Honeycomb is built for observability at scale. It explains why your system behaves the way it does, not just that it does. Ubiquiti, meanwhile, handles the physical and wireless side of your stack, from routers to switches to access points. Pairing them gives you data from both the air and the wire, turning “it’s running slow” into “this client dropped packets after a firmware update.”

To make Honeycomb Ubiquiti integration work, start with clarity on what you want to learn. Ubiquiti hardware already exports rich telemetry through syslog or the UniFi Controller API. Honeycomb ingests that flow, annotates it with context from your infrastructure, and surfaces patterns you can actually act on. Think fewer spreadsheets, more “oh, that’s why latency spikes at 9 a.m.”

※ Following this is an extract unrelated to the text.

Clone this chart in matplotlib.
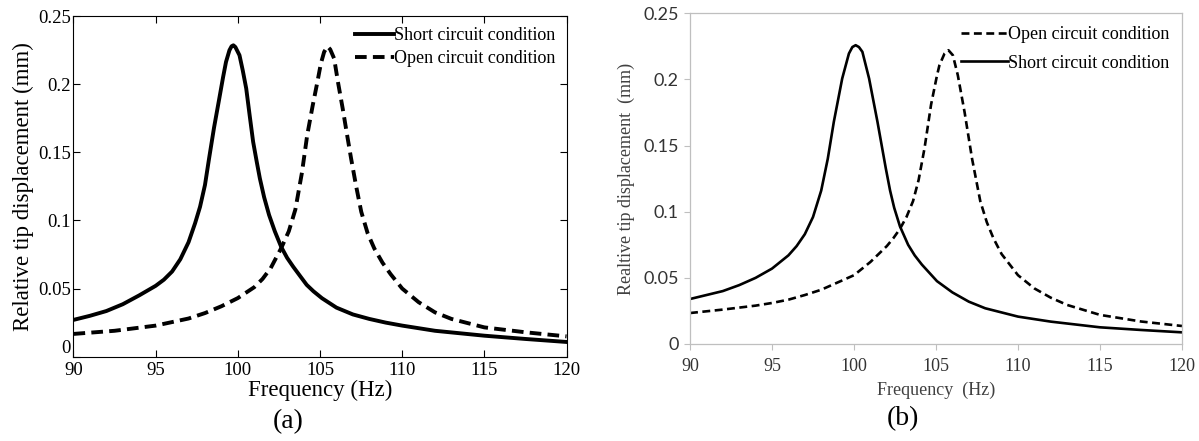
import matplotlib
matplotlib.use("Agg")
import matplotlib.pyplot as plt

# panel (a) - MATLAB style
freq_a_short = [90, 91, 92, 93, 94, 95, 95.5, 96, 96.5, 97, 97.4, 97.7, 98, 98.25, 98.55,
                98.87, 99.1, 99.28, 99.49, 99.62, 99.73, 99.85, 100.1, 100.3, 100.51,
                100.72, 100.93, 101.15, 101.34, 101.6, 101.9, 102.25, 102.64, 103, 103.37,
                103.8, 104.19, 104.6, 105.12, 106, 107, 108, 109, 110, 112, 115, 117.5, 120]
short_a = [0.027, 0.030, 0.0335, 0.0385, 0.045, 0.052, 0.0565, 0.0625, 0.0715, 0.084, 0.098,
           0.110, 0.126, 0.1455, 0.168, 0.1894, 0.205, 0.2163, 0.2249, 0.2278, 0.2285,
           0.2272, 0.2212, 0.210, 0.1968, 0.177, 0.1577, 0.143, 0.1308, 0.117, 0.104,
           0.092, 0.0805, 0.0725, 0.066, 0.059, 0.0527, 0.048, 0.0429, 0.036, 0.031,
           0.0277, 0.025, 0.0228, 0.019, 0.0154, 0.013, 0.0108]

freq_a_open = [90, 92.5, 95, 97, 98, 99, 100, 101, 101.5, 102, 102.64, 103.1, 103.5, 103.9,
               104.22, 104.55, 104.84, 105.05, 105.25, 105.45, 105.62, 105.86, 106.1,
               106.38, 106.63, 106.89, 107.2, 107.51, 107.9, 108.3, 108.8, 109.3, 110, 111,
               112, 113, 115, 117.5, 120]
open_a = [0.0167, 0.019, 0.0228, 0.028, 0.032, 0.037, 0.043, 0.051, 0.057, 0.065, 0.0797,
          0.092, 0.108, 0.135, 0.1625, 0.184, 0.2016, 0.215, 0.2236, 0.2277, 0.2255,
          0.2188, 0.201, 0.1821, 0.164, 0.1455, 0.125, 0.1063, 0.0905, 0.0795, 0.069, 0.0605,
          0.050, 0.040, 0.0325, 0.0277, 0.0215, 0.0179, 0.0149]

# panel (b) - Excel style
freq_b_short = [90, 91, 92, 93, 94, 95, 96, 96.5, 97, 97.5, 98, 98.4, 98.77, 99.28,
                99.69, 99.9, 100.1, 100.3, 100.51, 100.92, 101.43, 101.94, 102.2, 102.45,
                102.8, 103.3, 103.7, 104.14, 105.06, 106, 107, 108, 110, 112, 115, 117.5,
                120]
short_b = [0.034, 0.037, 0.040, 0.0445, 0.050, 0.057, 0.067, 0.074, 0.083, 0.096, 0.116,
           0.140, 0.168, 0.2007, 0.2196, 0.2245, 0.2259, 0.2245, 0.2209, 0.2007, 0.168,
           0.1327, 0.116, 0.103, 0.089, 0.075, 0.067, 0.060, 0.0475, 0.039, 0.032, 0.027,
           0.0207, 0.0169, 0.0126, 0.0106, 0.0088]

freq_b_open = [90, 92, 94, 95, 96, 97, 98, 99, 100, 101, 101.5, 102, 102.4, 102.8, 103.2,
               103.6, 103.94, 104.3, 104.7, 105.06, 105.21, 105.52, 105.76, 106.03, 106.33,
               106.74, 107.2, 107.7, 108.1, 108.5, 109, 110, 111, 112, 113, 115, 117.5, 120]
open_b = [0.0234, 0.026, 0.029, 0.031, 0.0335, 0.037, 0.041, 0.0465, 0.052, 0.062, 0.068,
          0.074, 0.080, 0.087, 0.096, 0.108, 0.124, 0.148, 0.181, 0.203, 0.2108, 0.2196,
          0.2221, 0.2183, 0.2032, 0.1755, 0.140, 0.108, 0.092, 0.080, 0.068, 0.052, 0.042,
          0.035, 0.0295, 0.022, 0.017, 0.0136]

xticks = [90, 95, 100, 105, 110, 115, 120]
yticks = [0, 0.05, 0.1, 0.15, 0.2, 0.25]
ylabels = ['0', '0.05', '0.1', '0.15', '0.2', '0.25']

serif = 'Liberation Serif'

fig = plt.figure(figsize=(11.99, 4.41), dpi=100)

# ---- (a) ----
ax1 = fig.add_axes([0.0613, 0.1912, 0.4112, 0.7725])
ax1.plot(freq_a_short, short_a, color='black', lw=2.8, label='Short circuit condition')
ax1.plot(freq_a_open, open_a, color='black', lw=2.8, ls=(0, (3, 1.6)),
         label='Open circuit condition')
ax1.set_xlim(90, 120)
ax1.set_ylim(0, 0.25)
ax1.set_xticks(xticks)
ax1.set_yticks(yticks)
ax1.set_yticklabels(ylabels)
ax1.tick_params(direction='in', top=True, right=True, length=5, width=0.8, labelsize=13.5)
ax1.tick_params(axis='x', pad=3.5)
ax1.tick_params(axis='y', pad=2)
for lab in ax1.get_xticklabels() + ax1.get_yticklabels():
    lab.set_fontfamily(serif)
# the "0" sits just above the corner, as in MATLAB
ax1.get_yticklabels()[0].set_verticalalignment('bottom')
for s in ax1.spines.values():
    s.set_linewidth(0.8)
ax1.set_xlabel('Frequency (Hz)', fontfamily=serif, fontsize=16.5, labelpad=1)
ax1.set_ylabel('Relative tip displacement (mm)', fontfamily=serif, fontsize=16.5, labelpad=3)
ax1.legend(loc='upper right', frameon=False, prop={'family': serif, 'size': 13},
           handlelength=2.2, handletextpad=0.0, borderaxespad=0.3, labelspacing=0.35,
           borderpad=0.3)

# ---- (b) ----
gray = '#bfbfbf'
txt = '#404040'
ax2 = fig.add_axes([0.5755, 0.22, 0.4103, 0.7498])
ax2.plot(freq_b_open, open_b, color='black', lw=1.9, ls=(0, (3, 1.7)),
         label='Open circuit condition')
ax2.plot(freq_b_short, short_b, color='black', lw=1.9, label='Short circuit condition')
ax2.set_xlim(90, 120)
ax2.set_ylim(0, 0.25)
ax2.set_xticks(xticks)
ax2.set_yticks(yticks)
ax2.set_yticklabels(ylabels)
ax2.tick_params(direction='out', length=4, width=0.8, color=gray, labelcolor='#333333',
                labelsize=13)
ax2.tick_params(axis='x', pad=6)
ax2.tick_params(axis='y', pad=4)
for lab in ax2.get_xticklabels():
    lab.set_fontfamily(serif)
for lab in ax2.get_yticklabels():
    lab.set_fontfamily('Lato')
for s in ax2.spines.values():
    s.set_color(gray)
    s.set_linewidth(0.9)
ax2.set_xlabel('Frequency  (Hz)', fontfamily=serif, fontsize=13, color=txt, labelpad=5)
ax2.set_ylabel('Realtive tip displacement  (mm)', fontfamily=serif, fontsize=13,
               color=txt, labelpad=6)
ax2.legend(loc='upper right', frameon=False, prop={'family': serif, 'size': 13},
           handlelength=2.6, handletextpad=0.0, borderaxespad=0.4, labelspacing=0.65,
           borderpad=0.3)

fig.text(0.240, 0.045, '(a)', fontfamily=serif, fontsize=20, ha='center', va='center')
fig.text(0.753, 0.051, '(b)', fontfamily=serif, fontsize=20, ha='center', va='center')

fig.savefig('out.png', dpi=100)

A clean workflow usually follows this loop:

  1. Collect metrics from UniFi or EdgeOS using a lightweight forwarder.
  2. Translate or enrich event data with environment tags like VLAN, site, or SSID.
  3. Send structured events to Honeycomb with consistent field naming.
  4. Build queries around device type, firmware, or client count, not raw IPs.

If you get odd gaps in traces, check timestamps and timezones first. Ubiquiti sometimes logs in local time, while Honeycomb expects UTC. Also, rotate any shared credentials used for data collection. A quick sync with your identity provider through SAML or OIDC keeps this sane.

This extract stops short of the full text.